WHAT IS ASKED: Leave out the pictures, and write out exactly the lines from the beginning of the material to the line holding "plt.rcParams['mathtext.it'] = 'Liberation", that line included, and nothing else.

---+---

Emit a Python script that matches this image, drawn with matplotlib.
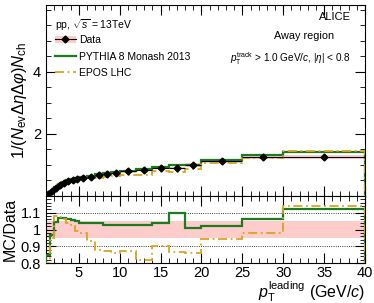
import numpy as np
import matplotlib
matplotlib.use("Agg")
import matplotlib.pyplot as plt
from matplotlib.patches import Rectangle
from matplotlib.ticker import MultipleLocator
from matplotlib.lines import Line2D

plt.rcParams['font.family'] = ['Liberation Sans', 'DejaVu Sans']
plt.rcParams['mathtext.fontset'] = 'custom'
plt.rcParams['mathtext.rm'] = 'Liberation Sans'
plt.rcParams['mathtext.it'] = 'Liberation Sans:italic'

# pT leading bins (GeV/c)
edges = [1, 1.5, 2, 2.5, 3, 3.5, 4, 4.5, 5, 6, 7, 8, 9, 10, 12, 14, 16, 18, 20, 25, 30, 40]
# data: 1/(Nev dEta dPhi) Nch, away region
data = [0.05, 0.15, 0.27, 0.35, 0.42, 0.47, 0.51, 0.54, 0.58, 0.62, 0.67, 0.71, 0.75,
        0.79, 0.84, 0.90, 0.90, 1.00, 1.13, 1.25, 1.26]
stat_err = [0.005, 0.006, 0.008, 0.01, 0.01, 0.012, 0.013, 0.015, 0.015, 0.017, 0.02, 0.022,
            0.025, 0.025, 0.03, 0.035, 0.04, 0.045, 0.04, 0.05, 0.06]
syst_rel = [0.05, 0.05, 0.05, 0.05, 0.05, 0.05, 0.05, 0.05, 0.05, 0.05, 0.05, 0.05, 0.05,
            0.05, 0.05, 0.05, 0.05, 0.05, 0.05, 0.05, 0.05]
# MC / data ratios
ratio_pythia = [0.85, 0.97, 1.045, 1.07, 1.07, 1.065, 1.055, 1.05, 1.04, 1.04, 1.04, 1.025,
                1.03, 1.025, 1.03, 1.04, 1.10, 1.01, 1.02, 1.064, 1.125]
ratio_epos = [0.80, 0.95, 1.08, 1.075, 1.06, 1.04, 1.02, 0.99, 0.98, 0.93, 0.88, 0.87, 0.86,
              0.87, 0.82, 0.90, 0.865, 0.86, 0.945, 0.98, 1.14]

edges = np.array(edges)
data = np.array(data)
stat_err = np.array(stat_err)
syst_rel = np.array(syst_rel)
ratio_pythia = np.array(ratio_pythia)
ratio_epos = np.array(ratio_epos)
centers = 0.5 * (edges[1:] + edges[:-1])
halfw = 0.5 * (edges[1:] - edges[:-1])
pythia = ratio_pythia * data
epos = ratio_epos * data

green = '#1e7a1e'
orange = '#dba520'
pink = '#ffcccc'
epos_ls = (0, (5, 2, 1, 2))

fig = plt.figure(figsize=(3.74, 3.03), dpi=100)
ax = fig.add_axes([0.123, 0.353, 0.853, 0.631])
axr = fig.add_axes([0.123, 0.132, 0.853, 0.221], sharex=ax)

# top panel
for i in range(len(data)):
    ax.add_patch(Rectangle((edges[i], data[i] * (1 - syst_rel[i])), edges[i + 1] - edges[i],
                           2 * data[i] * syst_rel[i], facecolor=pink, edgecolor='none', zorder=1))
ax.stairs(pythia, edges, baseline=0, color=green, lw=1.6, zorder=3)
ax.stairs(epos, edges, baseline=0, color=orange, lw=1.3, ls=epos_ls, zorder=4)
ax.errorbar(centers, data, xerr=halfw, yerr=stat_err, fmt='D', ms=3.5, color='black',
            elinewidth=0.8, capsize=0, zorder=5)

ax.set_xlim(1, 40)
ax.set_ylim(0, 6.15)
ax.yaxis.set_minor_locator(MultipleLocator(0.5))
ax.set_yticks([2, 4])
ax.set_yticklabels(['2', '4'])
ax.set_ylabel(r'1/($N_{\rm ev}\Delta\eta\Delta\varphi$)$N_{\rm ch}$', fontsize=12, labelpad=3)
plt.setp(ax.get_xticklabels(), visible=False)

# legend-like annotations
ax.text(0.028, 0.895, r'pp, $\sqrt{s}$ = 13TeV', transform=ax.transAxes, fontsize=7.5, va='center')
handles = [(Rectangle((0, 0), 1, 1, facecolor=pink, edgecolor='none'),
            Line2D([], [], color='black', marker='D', ms=3.5, lw=0.8)),
           Line2D([], [], color=green, lw=1.6),
           Line2D([], [], color=orange, lw=1.3, ls=epos_ls)]
ax.legend(handles, ['Data', 'PYTHIA 8 Monash 2013', 'EPOS LHC'], loc='upper left',
          bbox_to_anchor=(0.028, 0.842), frameon=False, fontsize=7.5, handlelength=2.0,
          handletextpad=0.3, labelspacing=0.62, borderaxespad=0, borderpad=0)
ax.text(0.955, 0.937, 'ALICE', transform=ax.transAxes, fontsize=8, ha='right', va='center')
ax.text(0.81, 0.838, 'Away region', transform=ax.transAxes, fontsize=7.8, ha='center', va='center')
ax.text(0.955, 0.717, r'$p_{\rm T}^{\rm track}$ > 1.0 GeV/$c$, |$\eta$| < 0.8',
        transform=ax.transAxes, fontsize=7.2, ha='right', va='center')

# ratio panel
for i in range(len(data)):
    axr.add_patch(Rectangle((edges[i], 1 - syst_rel[i]), edges[i + 1] - edges[i],
                            2 * syst_rel[i], facecolor=pink, edgecolor='none', zorder=1))
axr.axhline(1.1, color='black', lw=0.6, ls=':', zorder=2)
axr.axhline(0.9, color='black', lw=0.6, ls=':', zorder=2)
axr.stairs(ratio_pythia, edges, baseline=0, color=green, lw=1.6, zorder=3)
axr.stairs(ratio_epos, edges, baseline=0, color=orange, lw=1.3, ls=epos_ls, zorder=4)
axr.set_ylim(0.8, 1.2)
axr.set_yticks([0.8, 0.9, 1.0, 1.1])
axr.set_yticklabels(['0.8', '0.9', '1', '1.1'])
axr.yaxis.set_minor_locator(MultipleLocator(0.02))
axr.set_ylabel('MC/Data', fontsize=11.5, labelpad=2)
axr.xaxis.set_major_locator(MultipleLocator(5))
axr.xaxis.set_minor_locator(MultipleLocator(1))
axr.set_xlabel(r'$p_{\rm T}^{\rm leading}$ (GeV/$c$)', fontsize=11.5, loc='right')
axr.xaxis.set_label_coords(1.0, -0.245)

for a in (ax, axr):
    a.tick_params(which='both', direction='in', top=True, right=True, labelsize=10.5)
    a.tick_params(which='major', length=7, width=0.8)
    a.tick_params(which='minor', length=3.5, width=0.6)
    for s in a.spines.values():
        s.set_linewidth(0.8)
axr.tick_params(axis='x', pad=2)

fig.savefig('out.png', dpi=100)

---+---

RESULT OF THE EXERCISE:
Emit a Python script that matches this image, drawn with matplotlib.
import numpy as np
import matplotlib
matplotlib.use("Agg")
import matplotlib.pyplot as plt
from matplotlib.patches import Rectangle
from matplotlib.ticker import MultipleLocator
from matplotlib.lines import Line2D

plt.rcParams['font.family'] = ['Liberation Sans', 'DejaVu Sans']
plt.rcParams['mathtext.fontset'] = 'custom'
plt.rcParams['mathtext.rm'] = 'Liberation Sans'
plt.rcParams['mathtext.it'] = 'Liberation Sans:italic'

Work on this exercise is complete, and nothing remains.